→ **What to produce**
Show each line of the data below that has the string "draws" in it.

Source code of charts
────────────────────

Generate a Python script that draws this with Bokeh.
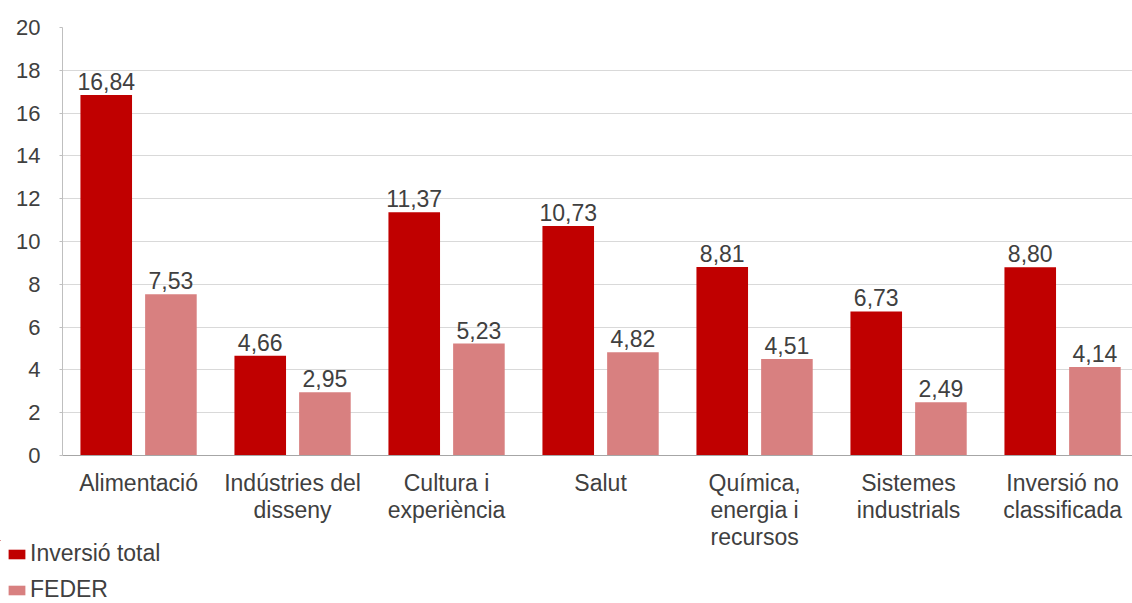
from bokeh.plotting import figure
from bokeh.layouts import column
from bokeh.models import (ColumnDataSource, LabelSet, Legend, LegendItem,
                          FixedTicker, Range1d, LinearAxis)
from bokeh.core.properties import value
from bokeh.embed import file_html
from bokeh.resources import INLINE

categories = ["Alimentació", "Indústries del\ndisseny", "Cultura i\nexperiència",
              "Salut", "Química,\nenergia i\nrecursos", "Sistemes\nindustrials",
              "Inversió no\nclassificada"]
inversio_total = [16.84, 4.66, 11.37, 10.73, 8.81, 6.73, 8.80]
feder = [7.53, 2.95, 5.23, 4.82, 4.51, 2.49, 4.14]
y_ticks = [0, 2, 4, 6, 8, 10, 12, 14, 16, 18, 20]
series_names = ["Inversió total", "FEDER"]

DARK = "#C00000"
LIGHT = "#D88080"
FONT = "Liberation Sans"
TXT = "#404040"

xs = list(range(len(categories)))
off = 0.21
bw = 0.335

p = figure(width=1132, height=603, output_backend="svg", toolbar_location=None,
           x_range=Range1d(-0.494, 6.454), y_range=Range1d(0, 20),
           min_border_left=62, min_border_top=27, min_border_right=0,
           min_border_bottom=148)
p.outline_line_color = None
p.background_fill_color = "white"
p.frame_align = False

src = ColumnDataSource(dict(
    xt=[x - off for x in xs], xf=[x + off for x in xs],
    total=inversio_total, feder=feder,
    lt=[f"{v:.2f}".replace(".", ",") for v in inversio_total],
    lf=[f"{v:.2f}".replace(".", ",") for v in feder],
))

r1 = p.vbar(x="xt", top="total", width=bw, source=src, fill_color=DARK, line_color=None)
r2 = p.vbar(x="xf", top="feder", width=bw, source=src, fill_color=LIGHT, line_color=None)

for xcol, ycol, tcol in (("xt", "total", "lt"), ("xf", "feder", "lf")):
    p.add_layout(LabelSet(x=xcol, y=ycol, text=tcol, source=src, text_align="center",
                          text_baseline="alphabetic", y_offset=5,
                          text_font=value(FONT), text_font_size="23px",
                          text_color=TXT))

# category labels: one stacked axis per text line
lines = [c.split("\n") for c in categories]
nlines = max(len(l) for l in lines)
p.xaxis.ticker = FixedTicker(ticks=xs)
p.xaxis.major_label_overrides = {i: l[0] for i, l in zip(xs, lines)}
p.xaxis.axis_line_color = "#a6a6a6"
p.xaxis.major_tick_line_color = None
p.xaxis.minor_tick_line_color = None
p.xaxis.major_tick_out = 0
p.xaxis.major_tick_in = 0
p.xaxis.major_label_standoff = 14
p.xaxis.major_label_text_font = FONT
p.xaxis.major_label_text_font_size = "23px"
p.xaxis.major_label_text_color = TXT
for k in range(1, nlines):
    ax = LinearAxis(ticker=FixedTicker(ticks=xs),
                    major_label_overrides={i: (l[k] if len(l) > k else "") for i, l in zip(xs, lines)},
                    axis_line_color=None, major_tick_line_color=None,
                    minor_tick_line_color=None, major_tick_out=0, major_tick_in=0,
                    major_label_standoff=-2,
                    major_label_text_font=FONT, major_label_text_font_size="23px",
                    major_label_text_color=TXT)
    p.add_layout(ax, "below")

p.yaxis.ticker = FixedTicker(ticks=y_ticks)
p.yaxis.axis_line_color = "#bfbfbf"
p.yaxis.major_tick_line_color = "#bfbfbf"
p.yaxis.major_tick_out = 3
p.yaxis.major_tick_in = 0
p.yaxis.minor_tick_line_color = None
p.yaxis.major_label_text_font = FONT
p.yaxis.major_label_text_font_size = "22px"
p.yaxis.major_label_text_color = TXT
p.yaxis.major_label_standoff = 19

p.xgrid.grid_line_color = None
p.ygrid.grid_line_color = "#d9d9d9"
p.ygrid.ticker = FixedTicker(ticks=y_ticks)

# legend in an overlaid transparent strip at the bottom-left
# (its own renderers are kept outside that strip's visible ranges)
lf = figure(width=1132, height=63, output_backend="svg", toolbar_location=None,
            x_axis_location=None, y_axis_location=None,
            x_range=Range1d(40, 41), y_range=Range1d(-41, -40),
            min_border_left=0, min_border_right=0, min_border_top=0, min_border_bottom=0)
lf.frame_align = False
lf.outline_line_color = None
lf.background_fill_alpha = 0
lf.border_fill_alpha = 0
lf.xgrid.visible = False
lf.ygrid.visible = False
d1 = lf.vbar(x=xs, top=inversio_total, width=bw, fill_color=DARK, line_color=None)
d2 = lf.vbar(x=xs, top=feder, width=bw, fill_color=LIGHT, line_color=None)
legend = Legend(items=[LegendItem(label=series_names[0], renderers=[d1]),
                       LegendItem(label=series_names[1], renderers=[d2])],
                orientation="vertical", location=(6, 0),
                label_text_font=FONT, label_text_font_size="23px",
                label_text_color=TXT, glyph_width=21, glyph_height=12,
                label_height=26, spacing=9, padding=0, margin=0,
                border_line_color=None, background_fill_alpha=0, label_standoff=3)
lf.add_layout(legend, "center")
lf.margin = (-63, 0, 0, 0)

layout = column(p, lf, spacing=0)
open("out.html", "w").write(file_html(layout, INLINE))
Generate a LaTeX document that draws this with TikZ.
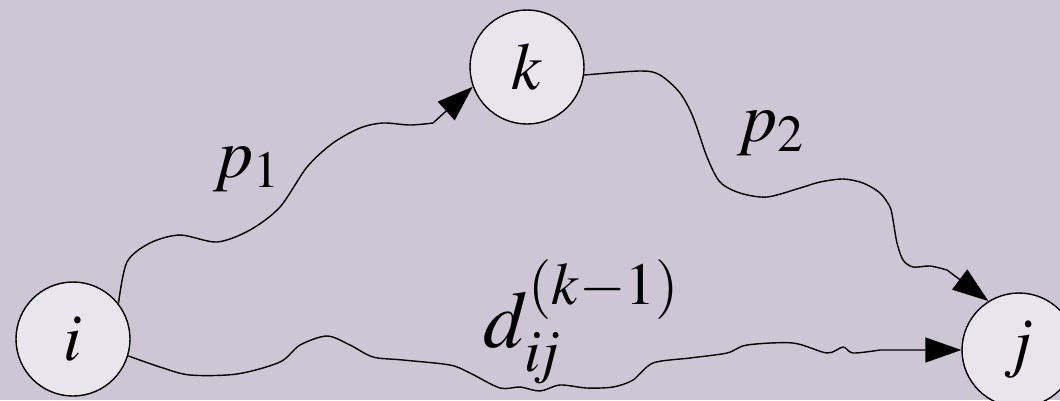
\documentclass[tikz,border=0pt]{standalone}
\usepackage{mathptmx}
\usetikzlibrary{positioning,arrows.meta}
\definecolor{rockbg}{RGB}{205,198,212}
\definecolor{vertexfill}{RGB}{233,229,236}

\begin{document}
\begin{tikzpicture}[>={Triangle[length=3.6mm,width=2.5mm]},thin,
  vertex/.style={circle,draw,fill=vertexfill,minimum size=11.4mm,inner sep=0pt,
    font=\fontsize{19}{21}\selectfont},
  lbl/.style={font=\fontsize{20}{22}\selectfont}]
  \useasboundingbox (0,0) rectangle (10.6,4);
  \fill[rockbg] (0,0) rectangle (10.6,4);
  \node[vertex] (i) at (0.73,0.61) {$i$};
  \node[vertex,on grid,above right=2.72cm and 4.54cm of i] (k) {$k$};
  \node[vertex,on grid,below right=0.11cm and 9.46cm of i] (j) {$j$};
  \node[lbl] (p1) at (2.47,2.31) {$p_1$};
  \node[lbl] (p2) at (7.71,2.67) {$p_2$};
  \node[lbl,font=\fontsize{23}{26}\selectfont] (dij) at (5.82,0.78) {$d_{i\!j}^{(k-1)}$};
  % path through k
  \draw[->] plot[smooth,tension=0.5] coordinates {(i.38) (1.27,1.38) (1.50,1.57) (1.80,1.65)
      (2.17,1.58) (2.50,1.70) (2.80,1.93) (3.07,2.33) (3.33,2.57) (3.60,2.72)
      (3.83,2.77) (4.10,2.75) (4.33,2.77)} -- (k.200);
  \draw[->] plot[smooth,tension=0.5] coordinates {(k.-8) (6.40,3.29) (6.60,3.25) (6.80,3.07)
      (6.93,2.83) (7.07,2.43) (7.20,2.18) (7.40,2.07) (7.67,2.03) (8.00,2.12)
      (8.20,2.18) (8.43,2.21) (8.63,2.17) (8.80,2.07) (8.90,1.93) (8.93,1.80)
      (8.97,1.57) (9.03,1.40) (9.13,1.33) (9.30,1.34) (9.47,1.30)} -- (j.122);
  % direct path
  \draw[->] plot[smooth,tension=0.5] coordinates {(i.-17) (1.60,0.33) (1.90,0.25) (2.37,0.26)
      (2.80,0.38) (3.00,0.55) (3.27,0.64) (3.50,0.55) (3.73,0.43) (4.03,0.40)
      (4.50,0.35) (4.70,0.27) (5.00,0.12) (5.20,0.13) (5.40,0.09) (5.60,0.15)
      (5.87,0.12) (6.13,0.13) (6.33,0.20) (6.53,0.37) (6.90,0.42) (7.27,0.47)
      (7.47,0.55) (7.93,0.57) (8.27,0.47) (8.43,0.53) (8.53,0.47) (8.80,0.50)} -- (j);
\end{tikzpicture}
\end{document}
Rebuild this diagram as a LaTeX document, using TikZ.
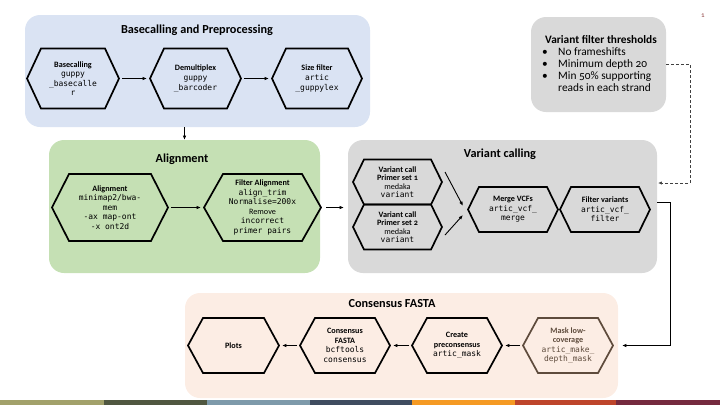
\documentclass[tikz,border=0pt]{standalone}
\usepackage{fontspec}
\setmainfont{Carlito}[Numbers=OldStyle]
\setmonofont{DejaVu Sans Mono}
\usetikzlibrary{arrows.meta,calc}
\definecolor{bluebg}{HTML}{DAE3F3}
\definecolor{greenbg}{HTML}{C5E0B4}
\definecolor{greybg}{HTML}{D9D9D9}
\definecolor{peachbg}{HTML}{FCEDE4}
\definecolor{maskline}{HTML}{5E4B3C}
\definecolor{pagenum}{HTML}{8C3B3B}
\definecolor{sa}{RGB}{162,161,106}
\definecolor{sb}{RGB}{80,87,64}
\definecolor{sc}{RGB}{126,154,170}
\definecolor{sd}{RGB}{63,76,96}
\definecolor{se}{RGB}{245,154,35}
\definecolor{sf}{RGB}{190,69,43}
\definecolor{sg}{RGB}{117,42,62}
\newcommand\hb[1]{{\bfseries #1}}
\newcommand\cdx[1]{{\fontsize{8}{9.5}\selectfont\ttfamily #1}}
\tikzset{
  hexcol/.store in=\hexcol, hexcol=black,
  hexfont/.store in=\hexfontcmd, hexfont=\fontsize{8.2}{9.6}\selectfont,
  panel/.style={rectangle, rounded corners=15bp, draw=none, inner sep=0pt, outer sep=0pt, anchor=north west},
  hexbox/.style={rectangle, draw=none, inner sep=0pt, outer sep=0pt, align=center, font=\hexfontcmd},
  hexline/.style={line width=1.7pt, line join=miter},
  arr/.style={line width=0.9pt, -{Latex[length=4.5pt,width=3.6pt]}, shorten <=3bp, shorten >=3bp},
  dasharr/.style={line width=0.7pt, densely dashed, draw=black!75, -{Latex[length=4pt,width=3.4pt]}},
  paneltitle/.style={anchor=base, inner sep=0pt, font=\fontsize{12.3}{14}\selectfont\bfseries},
  thtxt/.style={anchor=base west, inner sep=0pt, font=\fontsize{11.4}{12}\selectfont},
}
\newcommand\hexnode[7][]{%
  \begin{scope}[#1]
  \node[hexbox,minimum width=#4,minimum height=#5] (#2) at (#3) {#7};
  \draw[hexline,draw=\hexcol] (#2.west) -- ([xshift=#6]#2.north west) -- ([xshift=-#6]#2.north east) -- (#2.east) -- ([xshift=-#6]#2.south east) -- ([xshift=#6]#2.south west) -- cycle;
  \end{scope}}
\begin{document}
\begin{tikzpicture}[x=1bp,y=-1bp]
\useasboundingbox (0,0) rectangle (720,405);
% panels
\node[panel, fill=bluebg, minimum width=345bp, minimum height=112bp] (bp) at (25,15) {};
\node[panel, fill=greenbg, minimum width=271bp, minimum height=133bp] (al) at (49,140) {};
\node[panel, fill=greybg, minimum width=309bp, minimum height=133bp] (vc) at (348,140) {};
\node[panel, fill=greybg, minimum width=135bp, minimum height=95bp] (th) at (531,17) {};
\node[panel, fill=peachbg, minimum width=433bp, minimum height=105bp] (cs) at (185,293) {};
% titles
\node[paneltitle] (t1) at (197,33) {Basecalling and Preprocessing};
\node[paneltitle] (t2) at (182,162) {Alignment};
\node[paneltitle] (t3) at (500,157) {Variant calling};
\node[paneltitle] (t4) at (392,307) {Consensus FASTA};
% thresholds
\node[thtxt, font=\fontsize{11.4}{12}\selectfont\bfseries] (tht) at (545,43.5) {Variant filter thresholds};
\node[thtxt] (tb1) at (542,55.5) {•};
\node[thtxt] (tb2) at (542,67.5) {•};
\node[thtxt] (tb3) at (542,79.5) {•};
\node[thtxt] (tl1) at (558,55.5) {No frameshifts};
\node[thtxt] (tl2) at (558,67.5) {Minimum depth 20};
\node[thtxt] (tl3) at (558,79.5) {Min 50\% supporting};
\node[thtxt] (tl4) at (558,91.5) {reads in each strand};
\node[anchor=base, inner sep=0pt, font=\fontsize{7}{8}\selectfont, text=pagenum] (pg) at (703,17) {1};
% hexes: basecalling
\hexnode{B1}{73,78.5}{92bp}{60bp}{14bp}{\hb{Basecalling}\\\cdx{guppy}\\\cdx{\_basecalle}\\\cdx{r}}
\hexnode{B2}{195.5,78.5}{91bp}{60bp}{14bp}{\hb{Demultiplex}\\\cdx{guppy}\\\cdx{\_barcoder}}
\hexnode{B3}{317,78.5}{90bp}{60bp}{14bp}{\hb{Size filter}\\\cdx{artic}\\\cdx{\_guppylex}}
% alignment
\hexnode{A1}{110,207.5}{116bp}{67bp}{17bp}{\hb{Alignment}\\\cdx{minimap2/bwa-}\\\cdx{mem}\\\cdx{-ax map-ont}\\\cdx{-x ont2d}}
\hexnode{A2}{262.5,207.5}{117bp}{67bp}{19bp}{\hb{Filter Alignment}\\\cdx{align\_trim}\\\cdx{Normalise=200x}\\Remove\\\cdx{incorrect}\\\cdx{primer pairs}}
% variant calling
\hexnode[hexfont=\fontsize{8.2}{8.5}\selectfont]{VC1}{397.5,182}{89bp}{45bp}{11bp}{\hb{Variant call}\\\hb{Primer set 1}\\medaka\\\cdx{variant}}
\hexnode[hexfont=\fontsize{8.2}{8.5}\selectfont]{VC2}{397.5,227}{89bp}{45bp}{11bp}{\hb{Variant call}\\\hb{Primer set 2}\\medaka\\\cdx{variant}}
\hexnode{M}{513,209.5}{90bp}{45bp}{11bp}{\hb{Merge VCFs}\\\cdx{artic\_vcf\_}\\\cdx{merge}}
\hexnode{F}{605,209.5}{90bp}{45bp}{11bp}{\hb{Filter variants}\\\cdx{artic\_vcf\_}\\\cdx{filter}}
% consensus
\hexnode{P}{233.5,345.5}{91bp}{55bp}{15bp}{\hb{Plots}}
\hexnode{CF}{345,345.5}{90bp}{55bp}{15bp}{\hb{Consensus}\\\hb{FASTA}\\\cdx{bcftools}\\\cdx{consensus}}
\hexnode{CP}{457,345.5}{90bp}{55bp}{15bp}{\hb{Create}\\\hb{preconsensus}\\\cdx{artic\_mask}}
\hexnode[hexcol=maskline, text=maskline]{MK}{568,345.5}{90bp}{55bp}{15bp}{\hb{Mask low-}\\\hb{coverage}\\\cdx{artic\_make\_}\\\cdx{depth\_mask}}
% connectors
\draw[arr] (B1.east) -- (B2.west);
\draw[arr] (B2.east) -- (B3.west);
\draw[arr, shorten <=0bp, shorten >=0bp] (bp.south -| al.north) -- (al.north);
\draw[arr] (A1.east) -- (A2.west);
\draw[arr, shorten <=5bp, shorten >=4bp] (A2.east) -- (A2.east -| vc.west);
\draw[arr, shorten <=0bp, shorten >=0bp] ($(VC1.east)+(3,-10)$) -- ($(M.west)+(-5,-3.5)$);
\draw[arr, shorten <=0bp, shorten >=0bp] ($(VC2.east)+(3,8)$) -- ($(M.west)+(-5,5.5)$);
\coordinate (vcin) at ($(vc.east)+(1,-23.5)$);
\coordinate (vcout) at ($(vc.east)+(0,-4.5)$);
\draw[dasharr] (th.east) -- ++(24,0) |- (vcin);
\draw[arr, shorten <=0bp, shorten >=0bp] (vcout) -- ++(13,0) |- ([xshift=9bp]MK.east);
\draw[arr] (MK.west) -- (CP.east);
\draw[arr] (CP.west) -- (CF.east);
\draw[arr] (CF.west) -- (P.east);
% bottom strip
\fill[sa] (0,400) rectangle (104,405);
\fill[sb] (104,400) rectangle (207,405);
\fill[sc] (207,400) rectangle (310,405);
\fill[sd] (310,400) rectangle (412,405);
\fill[se] (412,400) rectangle (515,405);
\fill[sf] (515,400) rectangle (616,405);
\fill[sg] (616,400) rectangle (720,405);
\end{tikzpicture}
\end{document}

────────────────────

→ **Problem solution**
Generate a Python script that draws this with Bokeh.
Generate a LaTeX document that draws this with TikZ.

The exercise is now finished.